*WHAT TO DO*: Repeat each entry word for word. Leave any images out of the copy.

►

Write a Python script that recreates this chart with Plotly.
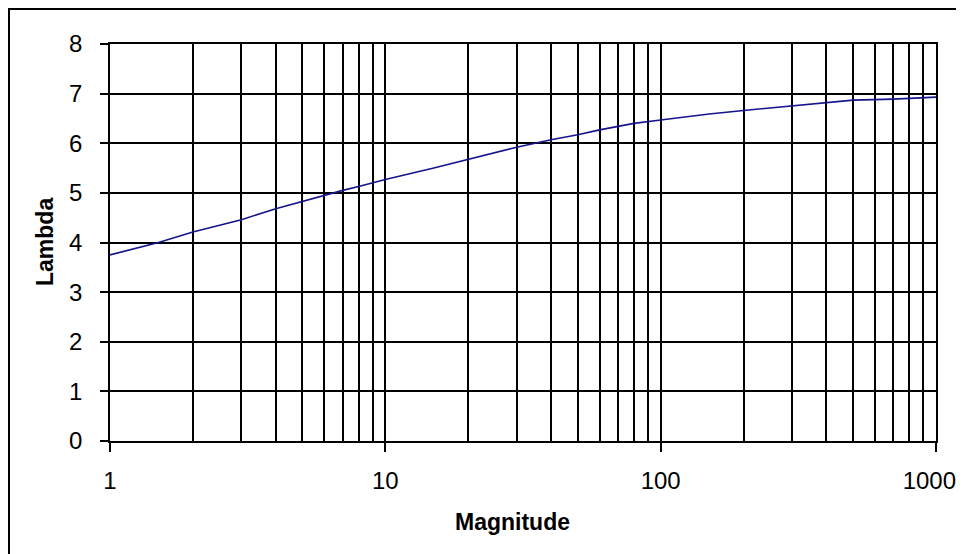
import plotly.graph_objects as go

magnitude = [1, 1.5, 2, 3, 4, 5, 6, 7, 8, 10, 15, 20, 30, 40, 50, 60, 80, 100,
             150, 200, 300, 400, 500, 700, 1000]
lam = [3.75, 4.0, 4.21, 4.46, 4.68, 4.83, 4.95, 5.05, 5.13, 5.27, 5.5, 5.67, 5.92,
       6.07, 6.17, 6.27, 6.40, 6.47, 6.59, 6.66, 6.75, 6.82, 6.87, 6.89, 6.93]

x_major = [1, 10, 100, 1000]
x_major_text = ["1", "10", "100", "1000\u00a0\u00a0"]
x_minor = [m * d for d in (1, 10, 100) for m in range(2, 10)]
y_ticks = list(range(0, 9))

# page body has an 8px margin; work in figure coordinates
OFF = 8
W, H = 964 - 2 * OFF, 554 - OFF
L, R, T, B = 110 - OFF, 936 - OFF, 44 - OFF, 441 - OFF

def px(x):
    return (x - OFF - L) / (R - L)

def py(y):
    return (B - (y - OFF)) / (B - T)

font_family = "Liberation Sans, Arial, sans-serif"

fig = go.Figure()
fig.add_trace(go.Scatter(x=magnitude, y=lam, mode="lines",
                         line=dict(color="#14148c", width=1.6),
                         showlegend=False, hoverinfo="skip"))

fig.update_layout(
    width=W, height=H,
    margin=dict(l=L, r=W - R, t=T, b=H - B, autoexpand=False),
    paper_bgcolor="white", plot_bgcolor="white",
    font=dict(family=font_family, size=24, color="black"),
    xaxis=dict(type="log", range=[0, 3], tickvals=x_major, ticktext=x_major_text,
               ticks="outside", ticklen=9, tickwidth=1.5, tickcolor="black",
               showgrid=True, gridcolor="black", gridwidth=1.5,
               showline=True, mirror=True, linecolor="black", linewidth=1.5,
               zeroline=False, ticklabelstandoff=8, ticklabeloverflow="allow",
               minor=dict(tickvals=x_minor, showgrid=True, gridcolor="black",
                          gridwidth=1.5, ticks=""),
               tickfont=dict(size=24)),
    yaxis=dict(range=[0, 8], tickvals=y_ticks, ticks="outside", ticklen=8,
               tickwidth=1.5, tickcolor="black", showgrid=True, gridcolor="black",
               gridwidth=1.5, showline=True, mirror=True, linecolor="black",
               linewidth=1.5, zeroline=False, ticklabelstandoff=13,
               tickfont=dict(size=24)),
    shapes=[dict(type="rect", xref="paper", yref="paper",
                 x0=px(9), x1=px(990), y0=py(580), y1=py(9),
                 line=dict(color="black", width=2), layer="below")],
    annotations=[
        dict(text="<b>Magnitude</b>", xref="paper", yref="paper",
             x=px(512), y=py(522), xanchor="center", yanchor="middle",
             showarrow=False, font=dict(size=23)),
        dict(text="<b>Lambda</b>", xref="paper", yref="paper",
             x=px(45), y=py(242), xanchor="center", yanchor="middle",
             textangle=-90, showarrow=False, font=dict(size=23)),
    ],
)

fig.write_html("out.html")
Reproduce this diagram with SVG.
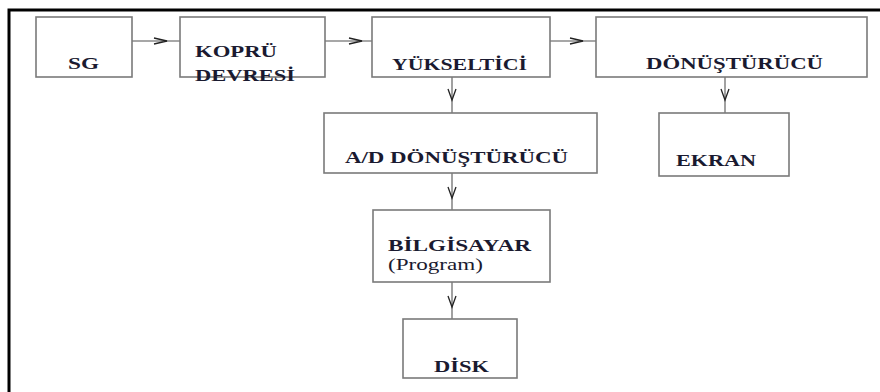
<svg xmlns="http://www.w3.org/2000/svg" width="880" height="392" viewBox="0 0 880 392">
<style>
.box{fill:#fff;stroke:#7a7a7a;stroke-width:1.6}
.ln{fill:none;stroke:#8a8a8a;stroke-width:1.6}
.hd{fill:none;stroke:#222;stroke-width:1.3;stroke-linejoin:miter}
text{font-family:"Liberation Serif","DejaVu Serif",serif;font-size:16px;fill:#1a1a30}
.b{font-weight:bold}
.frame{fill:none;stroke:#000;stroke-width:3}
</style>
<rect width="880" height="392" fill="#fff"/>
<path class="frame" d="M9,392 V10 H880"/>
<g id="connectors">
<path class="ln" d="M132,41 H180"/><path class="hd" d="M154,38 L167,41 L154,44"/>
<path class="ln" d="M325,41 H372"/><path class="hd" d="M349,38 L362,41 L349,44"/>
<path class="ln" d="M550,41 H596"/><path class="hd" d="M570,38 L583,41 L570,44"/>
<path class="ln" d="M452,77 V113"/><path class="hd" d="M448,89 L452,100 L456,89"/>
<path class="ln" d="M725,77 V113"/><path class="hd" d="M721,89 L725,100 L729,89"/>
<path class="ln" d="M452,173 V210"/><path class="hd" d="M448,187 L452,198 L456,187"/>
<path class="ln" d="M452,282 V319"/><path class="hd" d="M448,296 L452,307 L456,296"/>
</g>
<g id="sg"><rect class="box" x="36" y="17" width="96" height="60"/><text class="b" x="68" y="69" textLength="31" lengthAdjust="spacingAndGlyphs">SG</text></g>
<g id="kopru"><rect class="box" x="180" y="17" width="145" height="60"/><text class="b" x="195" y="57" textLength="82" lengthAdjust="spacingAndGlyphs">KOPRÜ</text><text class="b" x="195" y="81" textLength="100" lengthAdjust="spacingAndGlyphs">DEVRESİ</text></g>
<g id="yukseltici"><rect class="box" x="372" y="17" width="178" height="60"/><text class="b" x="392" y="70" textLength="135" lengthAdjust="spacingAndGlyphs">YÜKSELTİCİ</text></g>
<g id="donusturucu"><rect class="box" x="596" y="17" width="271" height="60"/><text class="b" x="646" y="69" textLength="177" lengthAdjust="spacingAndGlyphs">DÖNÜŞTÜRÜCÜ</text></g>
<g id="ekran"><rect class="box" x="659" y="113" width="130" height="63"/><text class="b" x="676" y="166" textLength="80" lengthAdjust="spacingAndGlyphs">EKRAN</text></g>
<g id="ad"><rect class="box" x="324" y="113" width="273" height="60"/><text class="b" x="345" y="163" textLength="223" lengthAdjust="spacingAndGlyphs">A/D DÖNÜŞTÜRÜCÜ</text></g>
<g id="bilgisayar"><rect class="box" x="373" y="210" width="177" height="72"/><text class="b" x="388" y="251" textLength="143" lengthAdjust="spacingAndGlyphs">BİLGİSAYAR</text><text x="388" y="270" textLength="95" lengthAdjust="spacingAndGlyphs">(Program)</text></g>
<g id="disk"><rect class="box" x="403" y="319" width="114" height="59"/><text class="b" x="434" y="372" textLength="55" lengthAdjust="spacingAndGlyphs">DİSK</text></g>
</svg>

◄

*EXERCISE ANSWER*:
Write a Python script that recreates this chart with Plotly.
import plotly.graph_objects as go

magnitude = [1, 1.5, 2, 3, 4, 5, 6, 7, 8, 10, 15, 20, 30, 40, 50, 60, 80, 100,
             150, 200, 300, 400, 500, 700, 1000]
lam = [3.75, 4.0, 4.21, 4.46, 4.68, 4.83, 4.95, 5.05, 5.13, 5.27, 5.5, 5.67, 5.92,
       6.07, 6.17, 6.27, 6.40, 6.47, 6.59, 6.66, 6.75, 6.82, 6.87, 6.89, 6.93]

x_major = [1, 10, 100, 1000]
x_major_text = ["1", "10", "100", "1000\u00a0\u00a0"]
x_minor = [m * d for d in (1, 10, 100) for m in range(2, 10)]
y_ticks = list(range(0, 9))

# page body has an 8px margin; work in figure coordinates
OFF = 8
W, H = 964 - 2 * OFF, 554 - OFF
L, R, T, B = 110 - OFF, 936 - OFF, 44 - OFF, 441 - OFF

def px(x):
    return (x - OFF - L) / (R - L)

def py(y):
    return (B - (y - OFF)) / (B - T)

font_family = "Liberation Sans, Arial, sans-serif"

fig = go.Figure()
fig.add_trace(go.Scatter(x=magnitude, y=lam, mode="lines",
                         line=dict(color="#14148c", width=1.6),
                         showlegend=False, hoverinfo="skip"))

fig.update_layout(
    width=W, height=H,
    margin=dict(l=L, r=W - R, t=T, b=H - B, autoexpand=False),
    paper_bgcolor="white", plot_bgcolor="white",
    font=dict(family=font_family, size=24, color="black"),
    xaxis=dict(type="log", range=[0, 3], tickvals=x_major, ticktext=x_major_text,
               ticks="outside", ticklen=9, tickwidth=1.5, tickcolor="black",
               showgrid=True, gridcolor="black", gridwidth=1.5,
               showline=True, mirror=True, linecolor="black", linewidth=1.5,
               zeroline=False, ticklabelstandoff=8, ticklabeloverflow="allow",
               minor=dict(tickvals=x_minor, showgrid=True, gridcolor="black",
                          gridwidth=1.5, ticks=""),
               tickfont=dict(size=24)),
    yaxis=dict(range=[0, 8], tickvals=y_ticks, ticks="outside", ticklen=8,
               tickwidth=1.5, tickcolor="black", showgrid=True, gridcolor="black",
               gridwidth=1.5, showline=True, mirror=True, linecolor="black",
               linewidth=1.5, zeroline=False, ticklabelstandoff=13,
               tickfont=dict(size=24)),
    shapes=[dict(type="rect", xref="paper", yref="paper",
                 x0=px(9), x1=px(990), y0=py(580), y1=py(9),
                 line=dict(color="black", width=2), layer="below")],
    annotations=[
        dict(text="<b>Magnitude</b>", xref="paper", yref="paper",
             x=px(512), y=py(522), xanchor="center", yanchor="middle",
             showarrow=False, font=dict(size=23)),
        dict(text="<b>Lambda</b>", xref="paper", yref="paper",
             x=px(45), y=py(242), xanchor="center", yanchor="middle",
             textangle=-90, showarrow=False, font=dict(size=23)),
    ],
)

fig.write_html("out.html")
Reproduce this diagram with SVG.
<svg xmlns="http://www.w3.org/2000/svg" width="880" height="392" viewBox="0 0 880 392">
<style>
.box{fill:#fff;stroke:#7a7a7a;stroke-width:1.6}
.ln{fill:none;stroke:#8a8a8a;stroke-width:1.6}
.hd{fill:none;stroke:#222;stroke-width:1.3;stroke-linejoin:miter}
text{font-family:"Liberation Serif","DejaVu Serif",serif;font-size:16px;fill:#1a1a30}
.b{font-weight:bold}
.frame{fill:none;stroke:#000;stroke-width:3}
</style>
<rect width="880" height="392" fill="#fff"/>
<path class="frame" d="M9,392 V10 H880"/>
<g id="connectors">
<path class="ln" d="M132,41 H180"/><path class="hd" d="M154,38 L167,41 L154,44"/>
<path class="ln" d="M325,41 H372"/><path class="hd" d="M349,38 L362,41 L349,44"/>
<path class="ln" d="M550,41 H596"/><path class="hd" d="M570,38 L583,41 L570,44"/>
<path class="ln" d="M452,77 V113"/><path class="hd" d="M448,89 L452,100 L456,89"/>
<path class="ln" d="M725,77 V113"/><path class="hd" d="M721,89 L725,100 L729,89"/>
<path class="ln" d="M452,173 V210"/><path class="hd" d="M448,187 L452,198 L456,187"/>
<path class="ln" d="M452,282 V319"/><path class="hd" d="M448,296 L452,307 L456,296"/>
</g>
<g id="sg"><rect class="box" x="36" y="17" width="96" height="60"/><text class="b" x="68" y="69" textLength="31" lengthAdjust="spacingAndGlyphs">SG</text></g>
<g id="kopru"><rect class="box" x="180" y="17" width="145" height="60"/><text class="b" x="195" y="57" textLength="82" lengthAdjust="spacingAndGlyphs">KOPRÜ</text><text class="b" x="195" y="81" textLength="100" lengthAdjust="spacingAndGlyphs">DEVRESİ</text></g>
<g id="yukseltici"><rect class="box" x="372" y="17" width="178" height="60"/><text class="b" x="392" y="70" textLength="135" lengthAdjust="spacingAndGlyphs">YÜKSELTİCİ</text></g>
<g id="donusturucu"><rect class="box" x="596" y="17" width="271" height="60"/><text class="b" x="646" y="69" textLength="177" lengthAdjust="spacingAndGlyphs">DÖNÜŞTÜRÜCÜ</text></g>
<g id="ekran"><rect class="box" x="659" y="113" width="130" height="63"/><text class="b" x="676" y="166" textLength="80" lengthAdjust="spacingAndGlyphs">EKRAN</text></g>
<g id="ad"><rect class="box" x="324" y="113" width="273" height="60"/><text class="b" x="345" y="163" textLength="223" lengthAdjust="spacingAndGlyphs">A/D DÖNÜŞTÜRÜCÜ</text></g>
<g id="bilgisayar"><rect class="box" x="373" y="210" width="177" height="72"/><text class="b" x="388" y="251" textLength="143" lengthAdjust="spacingAndGlyphs">BİLGİSAYAR</text><text x="388" y="270" textLength="95" lengthAdjust="spacingAndGlyphs">(Program)</text></g>
<g id="disk"><rect class="box" x="403" y="319" width="114" height="59"/><text class="b" x="434" y="372" textLength="55" lengthAdjust="spacingAndGlyphs">DİSK</text></g>
</svg>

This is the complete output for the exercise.